To solve this summation, we again split it into two parts: the term at j=k and the remaining terms j ≠ k. This is the key step of the proof.

\[ \frac{\partial L}{\partial z_k} = \left( \frac{\partial L}{\partial \hat{y}_k} \cdot \frac{\partial \hat{y}_k}{\partial z_k} \right) + \sum_{j \neq k} \left( \frac{\partial L}{\partial \hat{y}_j} \cdot \frac{\partial \hat{y}_j}{\partial z_k} \right) \]

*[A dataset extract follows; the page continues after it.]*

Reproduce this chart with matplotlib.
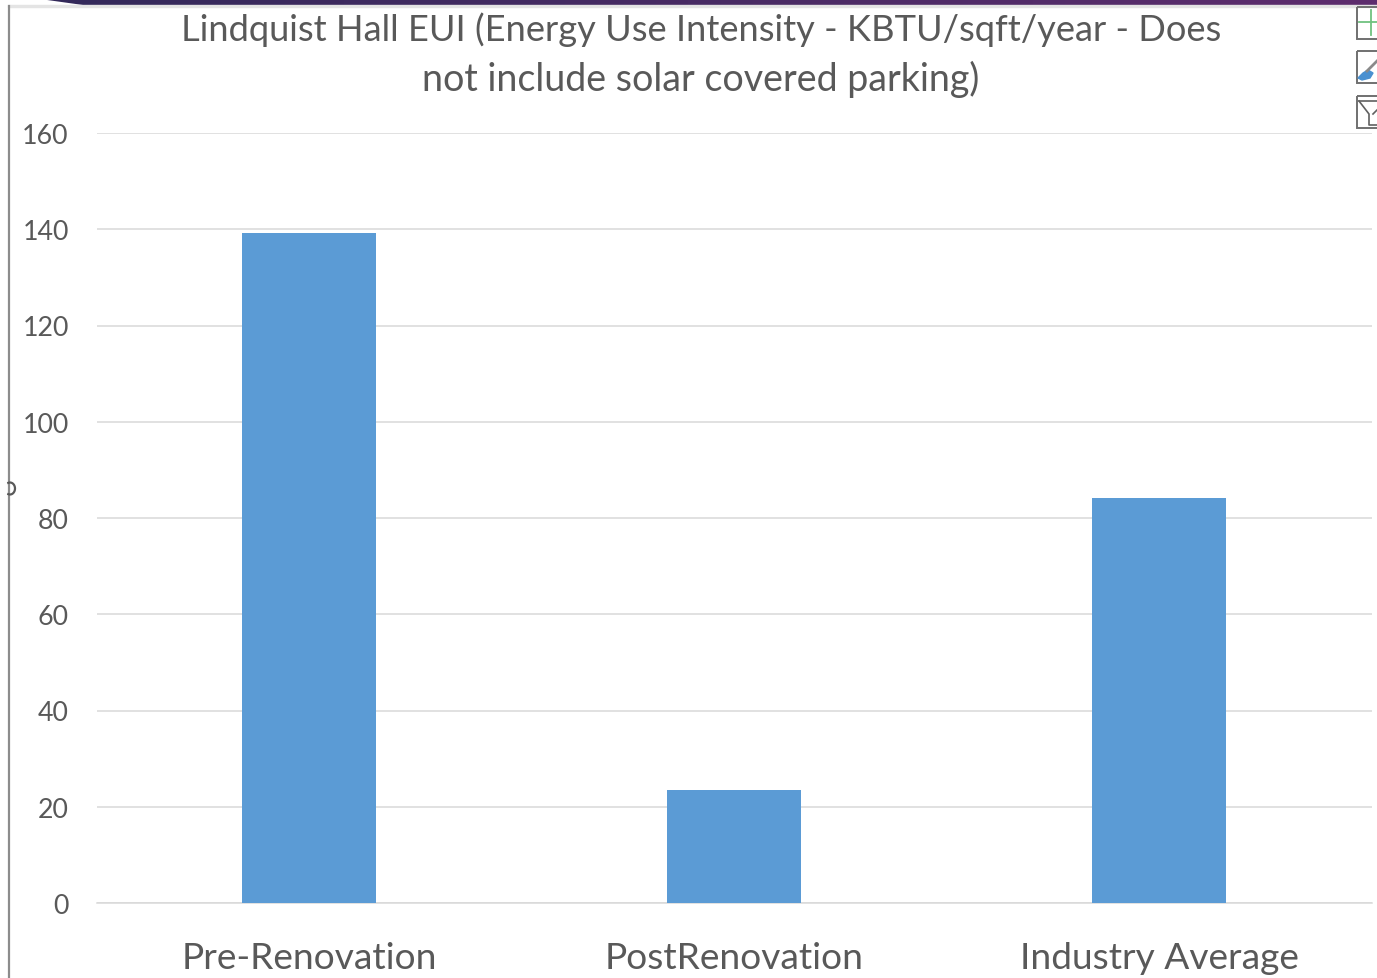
import numpy as np
from matplotlib import pyplot as plt
from matplotlib.colors import LinearSegmentedColormap
from matplotlib.patches import Rectangle, Polygon

categories = ['Pre-Renovation', 'PostRenovation', 'Industry Average']
eui = [139.2, 23.5, 84.2]
y_ticks = [0, 20, 40, 60, 80, 100, 120, 140, 160]
title_lines = ['Lindquist Hall EUI (Energy Use Intensity - KBTU/sqft/year - Does',
               'not include solar covered parking)']

W, H = 1377, 979
plt.rcParams['font.family'] = ['Lato', 'DejaVu Sans']

fig = plt.figure(figsize=(W / 100, H / 100), dpi=100, facecolor='white')

# plot area in pixels, measured on the picture
ax = fig.add_axes([96.5 / W, 1 - 904 / H, 1275 / W, 770 / H])
ax.bar(np.arange(3), eui, width=0.313, color='#5B9BD5', zorder=3)
ax.set_xlim(-0.5, 2.5)
ax.set_ylim(0, 160)
ax.set_yticks(y_ticks)
ax.set_xticks(np.arange(3))
ax.set_xticklabels(categories, fontsize=26.7, color='#595959')
ax.tick_params(axis='x', length=0, pad=27.5)
ax.tick_params(axis='y', length=0, pad=20, labelsize=19.3, labelcolor='#595959')
ax.grid(axis='y', color='#D9D9D9', linewidth=1.1, zorder=0)
ax.set_axisbelow(True)
for side in ['top', 'right', 'left']:
    ax.spines[side].set_visible(False)
ax.spines['bottom'].set_color('#D9D9D9')
ax.spines['bottom'].set_linewidth(1.1)

# two separate lines, the second one runs a bit wider in the original
fig.text(701 / W, 1 - 41 / H, title_lines[0], ha='center', va='baseline', fontsize=26.1, color='#595959')
fig.text(701 / W, 1 - 90.5 / H, title_lines[1], ha='center', va='baseline', fontsize=27.05, color='#595959')

# window bits around the chart, pixel coordinates
over = fig.add_axes([0, 0, 1, 1], facecolor='none')
band = LinearSegmentedColormap.from_list('band', ['#32295A', '#5E2D6E'])
img = over.imshow(np.linspace(0, 1, 256)[None, :], cmap=band, extent=(0, W, 5.5, 0), aspect='auto')
img.set_clip_path(Polygon([(40, 0), (W, 0), (W, 5.5), (83, 5.5)], transform=over.transData))
over.set_xlim(0, W)
over.set_ylim(H, 0)
over.axis('off')
over.add_patch(Rectangle((8, 6), W - 8, 1.5, color='#E4E4E4'))
over.plot([9, 9], [7, 979], color='#8C8C8C', lw=1.6)
t = np.radians(np.arange(-110, 111, 10))
over.plot(10 + 5 * np.cos(t), 489.5 + 6 * np.sin(t), color='#595959', lw=1.6)
for top in [7.5, 52, 97]:
    over.add_patch(Rectangle((1356.5, top), 30, 32, fill=False, ec='#707070', lw=1.4))
over.plot([1359, 1377], [23, 23], color='#70C17F', lw=1.3)
over.plot([1371, 1371], [11, 36], color='#70C17F', lw=1.3)
over.plot([1367, 1377], [72, 62], color='#8A8A8A', lw=2)
over.add_patch(Polygon([(1358, 79), (1363, 74), (1368, 71), (1373, 74), (1370, 79), (1362, 81)], color='#4A90D0'))
over.plot([1359, 1377], [102, 102], color='#606060', lw=1.2)
over.plot([1359, 1369, 1369, 1377], [102, 115, 126, 126], color='#606060', lw=1.2)
over.plot([1373, 1377], [115, 111], color='#606060', lw=1.2)

fig.savefig('out.png', dpi=100)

Substitute the values for the j=k term:

Using Result 3 and Result 1:

\(\left( - \frac{y_k}{\hat{y}_k} \right) \cdot \left( \hat{y}_k (1 - \hat{y}_k) \right) = -y_k(1-\hat{y}_k) = -y_k + y_k \hat{y}_k\).
Substitute the values for the sum of j ≠ k terms:

Using Result 3 and Result 2:

\(\sum_{j \neq k} \left( - \frac{y_j}{\hat{y}_j} \right) \cdot \left( - \hat{y}_j \hat{y}_k \right) = \sum_{j \neq k} (y_j \hat{y}_k)\).
Combine everything:

\[ \begin{align*} \frac{\partial L}{\partial z_k} &= (-y_k + y_k \hat{y}_k) + \sum_{j \neq k} y_j \hat{y}_k \\ &= -y_k + \left( y_k \hat{y}_k + \sum_{j \neq k} y_j \hat{y}_k \right) \quad \text{(Grouping terms with } \hat{y}_k \text{)} \\ &= -y_k + \hat{y}_k \left( y_k + \sum_{j \neq k} y_j \right) \quad \text{(Factoring out } \hat{y}_k \text{)} \end{align*} \]

Final analysis:

Let's look at the expression in the parentheses: \((y_k + \sum_{j \neq k} y_j)\). This is precisely the sum of all elements in the ground-truth vector \(y\), i.e., \(\sum_j y_j\). Since \(y\) is a one-hot vector, it contains only one 1 and the rest are 0s. Therefore, the sum of all its elements is always 1.

\[ \sum_j y_j = 1 \]
Final result: Substituting 1 into the above expression, we get:

\[ \begin{align*} \frac{\partial L}{\partial z_k} &= -y_k + \hat{y}_k \cdot (1) \\ &= \hat{y}_k - y_k \end{align*} \]

Thus, we have fully and detailedly proven that the combined gradient is Prediction - Truth.